**THE TASK**
Transcribe the material exactly. Images do not belong in the copy.

**DATASET CONTENT**
— BEGIN —
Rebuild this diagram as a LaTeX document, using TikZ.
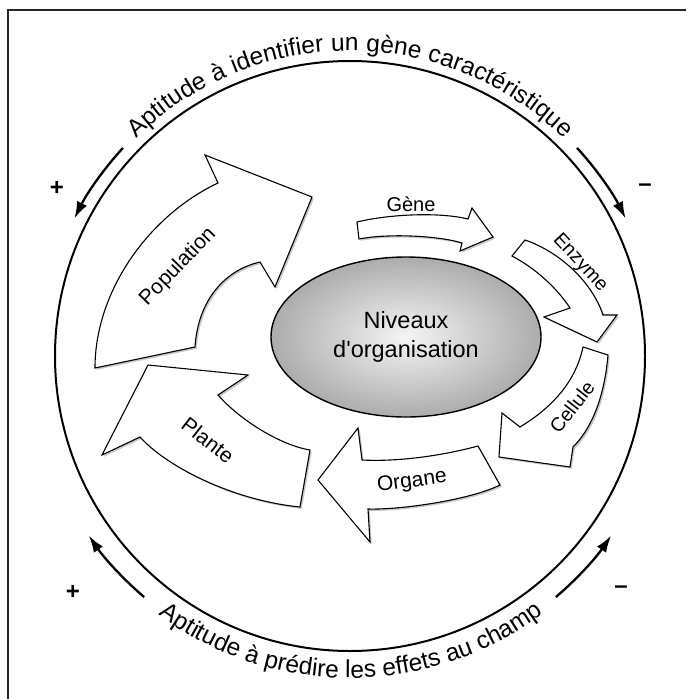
\documentclass[tikz,border=0pt]{standalone}
\usepackage{fontspec}
\setmainfont{Liberation Sans}
\usetikzlibrary{arrows.meta,decorations.text,shadows,shapes.geometric}
\newcommand\curvefont{\fontsize{24.5}{24.5}\selectfont}
\begin{document}
\begin{tikzpicture}[x=1pt,y=-1pt,
  blockarrow/.style={draw=black, line width=1.1pt, fill=white, line join=miter,
    drop shadow={shadow xshift=1.8pt, shadow yshift=-1.8pt, fill=gray!60, opacity=0.7}},
  lbl/.style={font=\fontsize{21}{21}\selectfont, inner sep=0pt},
  sidearrow/.style={line width=2.3pt, -{Latex[length=17pt,width=11pt]}},
  sign/.style={font=\fontsize{24}{24}\selectfont\bfseries, inner sep=0pt}]
\useasboundingbox (0,0) rectangle (686,699);
% frame
\coordinate (fbl) at (8,699);
\coordinate (ftl) at (8,10);
\coordinate (ftr) at (686,10);
\draw[line width=1.3pt, black!85] (fbl) -- (ftl) -- (ftr);
% outer ring
\node[circle, draw, line width=2pt, minimum size=590pt, inner sep=0pt] (ring) at (350,356) {};
\begin{scope}[shift={(350,356)}]
  \coordinate (tlA) at (137.5:308pt);
  \coordinate (trA) at (42.5:308pt);
  \coordinate (blA) at (229.5:317pt);
  \coordinate (brA) at (310.5:317pt);
  \draw[sidearrow] (tlA) arc[start angle=137.5, end angle=153.5, radius=308pt];
  \draw[sidearrow] (trA) arc[start angle=42.5, end angle=26.5, radius=308pt];
  \draw[sidearrow] (blA) arc[start angle=229.5, end angle=214.5, radius=317pt];
  \draw[sidearrow] (brA) arc[start angle=310.5, end angle=325.5, radius=317pt];
  \path[decorate, decoration={text along path,
      text={|\curvefont|Aptitude à identifier un gène caractéristique},
      text align={fit to path stretching spaces}}]
    (134.5:305pt) arc[start angle=134.5, end angle=45.5, radius=305pt];
  \path[decorate, decoration={text along path,
      text={|\curvefont|Aptitude à prédire les effets au champ},
      text align={fit to path stretching spaces}}]
    (233.5:322pt) arc[start angle=233.5, end angle=306.5, radius=322pt];
\end{scope}
\node[sign] (plusT) at (57,188) {+};
\node[sign] (minusT) at (645,188) {–};
\node[sign] (plusB) at (73,592) {+};
\node[sign] (minusB) at (621,590) {–};
% central ellipse
\node[ellipse, draw, line width=1.4pt, minimum width=270pt, minimum height=160pt,
  inner sep=0pt, shading=radial, inner color=gray!8, outer color=gray!65,
  align=center, font=\fontsize{23.5}{29}\selectfont] (core) at (406,337)
  {Niveaux\\d\textquotesingle organisation};
% block arrows
\draw[blockarrow] (95,368) .. controls (95,290) and (150,215) .. (218,183) -- (205,155) -- (312,197)
  -- (275,287) -- (260,262) .. controls (225,270) and (198,300) .. (195,347) -- cycle;
\draw[blockarrow] (248,375) -- (148,365) -- (102,455) -- (140,437) .. controls (165,465) and (230,500) .. (300,507)
  -- (310,450) .. controls (280,445) and (240,420) .. (218,395) -- cycle;
\draw[blockarrow] (318,480) -- (358,428) -- (362,460) .. controls (400,462) and (445,455) .. (478,446)
  -- (500,485) .. controls (470,500) and (400,510) .. (368,509) -- (370,542) -- cycle;
\draw[blockarrow] (583,347) -- (608,355) .. controls (605,390) and (595,425) .. (573,447) -- (570,467)
  -- (499,457) -- (502,413) -- (520,427) .. controls (548,410) and (575,385) .. (583,347) -- cycle;
\draw[blockarrow] (512,256) -- (525,240) .. controls (560,252) and (592,282) .. (603,315) -- (617,315)
  -- (597,342) -- (544,317) -- (570,308) .. controls (557,288) and (535,268) .. (512,256) -- cycle;
\draw[blockarrow] (357,222) .. controls (390,214) and (440,212) .. (468,219) -- (472,208) -- (493,237)
  -- (460,251) -- (462,243) .. controls (440,236) and (390,233) .. (359,239) -- cycle;
% labels
\node[lbl, rotate=46] (lPop) at (178,267) {Population};
\node[lbl, rotate=-38] (lPla) at (208,440) {Plante};
\node[lbl, rotate=8] (lOrg) at (412,482) {Organe};
\node[lbl, rotate=52, font=\fontsize{19.5}{19.5}\selectfont] (lCel) at (572,407) {Cellule};
\node[lbl, rotate=-47, font=\fontsize{19.5}{19.5}\selectfont] (lEnz) at (580,263) {Enzyme};
\node[lbl, font=\fontsize{20}{20}\selectfont] (lGen) at (411,204) {Gène};
\end{tikzpicture}
\end{document}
— END —
**EXERCISE ANSWER**
Rebuild this diagram as a LaTeX document, using TikZ.
\documentclass[tikz,border=0pt]{standalone}
\usepackage{fontspec}
\setmainfont{Liberation Sans}
\usetikzlibrary{arrows.meta,decorations.text,shadows,shapes.geometric}
\newcommand\curvefont{\fontsize{24.5}{24.5}\selectfont}
\begin{document}
\begin{tikzpicture}[x=1pt,y=-1pt,
  blockarrow/.style={draw=black, line width=1.1pt, fill=white, line join=miter,
    drop shadow={shadow xshift=1.8pt, shadow yshift=-1.8pt, fill=gray!60, opacity=0.7}},
  lbl/.style={font=\fontsize{21}{21}\selectfont, inner sep=0pt},
  sidearrow/.style={line width=2.3pt, -{Latex[length=17pt,width=11pt]}},
  sign/.style={font=\fontsize{24}{24}\selectfont\bfseries, inner sep=0pt}]
\useasboundingbox (0,0) rectangle (686,699);
% frame
\coordinate (fbl) at (8,699);
\coordinate (ftl) at (8,10);
\coordinate (ftr) at (686,10);
\draw[line width=1.3pt, black!85] (fbl) -- (ftl) -- (ftr);
% outer ring
\node[circle, draw, line width=2pt, minimum size=590pt, inner sep=0pt] (ring) at (350,356) {};
\begin{scope}[shift={(350,356)}]
  \coordinate (tlA) at (137.5:308pt);
  \coordinate (trA) at (42.5:308pt);
  \coordinate (blA) at (229.5:317pt);
  \coordinate (brA) at (310.5:317pt);
  \draw[sidearrow] (tlA) arc[start angle=137.5, end angle=153.5, radius=308pt];
  \draw[sidearrow] (trA) arc[start angle=42.5, end angle=26.5, radius=308pt];
  \draw[sidearrow] (blA) arc[start angle=229.5, end angle=214.5, radius=317pt];
  \draw[sidearrow] (brA) arc[start angle=310.5, end angle=325.5, radius=317pt];
  \path[decorate, decoration={text along path,
      text={|\curvefont|Aptitude à identifier un gène caractéristique},
      text align={fit to path stretching spaces}}]
    (134.5:305pt) arc[start angle=134.5, end angle=45.5, radius=305pt];
  \path[decorate, decoration={text along path,
      text={|\curvefont|Aptitude à prédire les effets au champ},
      text align={fit to path stretching spaces}}]
    (233.5:322pt) arc[start angle=233.5, end angle=306.5, radius=322pt];
\end{scope}
\node[sign] (plusT) at (57,188) {+};
\node[sign] (minusT) at (645,188) {–};
\node[sign] (plusB) at (73,592) {+};
\node[sign] (minusB) at (621,590) {–};
% central ellipse
\node[ellipse, draw, line width=1.4pt, minimum width=270pt, minimum height=160pt,
  inner sep=0pt, shading=radial, inner color=gray!8, outer color=gray!65,
  align=center, font=\fontsize{23.5}{29}\selectfont] (core) at (406,337)
  {Niveaux\\d\textquotesingle organisation};
% block arrows
\draw[blockarrow] (95,368) .. controls (95,290) and (150,215) .. (218,183) -- (205,155) -- (312,197)
  -- (275,287) -- (260,262) .. controls (225,270) and (198,300) .. (195,347) -- cycle;
\draw[blockarrow] (248,375) -- (148,365) -- (102,455) -- (140,437) .. controls (165,465) and (230,500) .. (300,507)
  -- (310,450) .. controls (280,445) and (240,420) .. (218,395) -- cycle;
\draw[blockarrow] (318,480) -- (358,428) -- (362,460) .. controls (400,462) and (445,455) .. (478,446)
  -- (500,485) .. controls (470,500) and (400,510) .. (368,509) -- (370,542) -- cycle;
\draw[blockarrow] (583,347) -- (608,355) .. controls (605,390) and (595,425) .. (573,447) -- (570,467)
  -- (499,457) -- (502,413) -- (520,427) .. controls (548,410) and (575,385) .. (583,347) -- cycle;
\draw[blockarrow] (512,256) -- (525,240) .. controls (560,252) and (592,282) .. (603,315) -- (617,315)
  -- (597,342) -- (544,317) -- (570,308) .. controls (557,288) and (535,268) .. (512,256) -- cycle;
\draw[blockarrow] (357,222) .. controls (390,214) and (440,212) .. (468,219) -- (472,208) -- (493,237)
  -- (460,251) -- (462,243) .. controls (440,236) and (390,233) .. (359,239) -- cycle;
% labels
\node[lbl, rotate=46] (lPop) at (178,267) {Population};
\node[lbl, rotate=-38] (lPla) at (208,440) {Plante};
\node[lbl, rotate=8] (lOrg) at (412,482) {Organe};
\node[lbl, rotate=52, font=\fontsize{19.5}{19.5}\selectfont] (lCel) at (572,407) {Cellule};
\node[lbl, rotate=-47, font=\fontsize{19.5}{19.5}\selectfont] (lEnz) at (580,263) {Enzyme};
\node[lbl, font=\fontsize{20}{20}\selectfont] (lGen) at (411,204) {Gène};
\end{tikzpicture}
\end{document}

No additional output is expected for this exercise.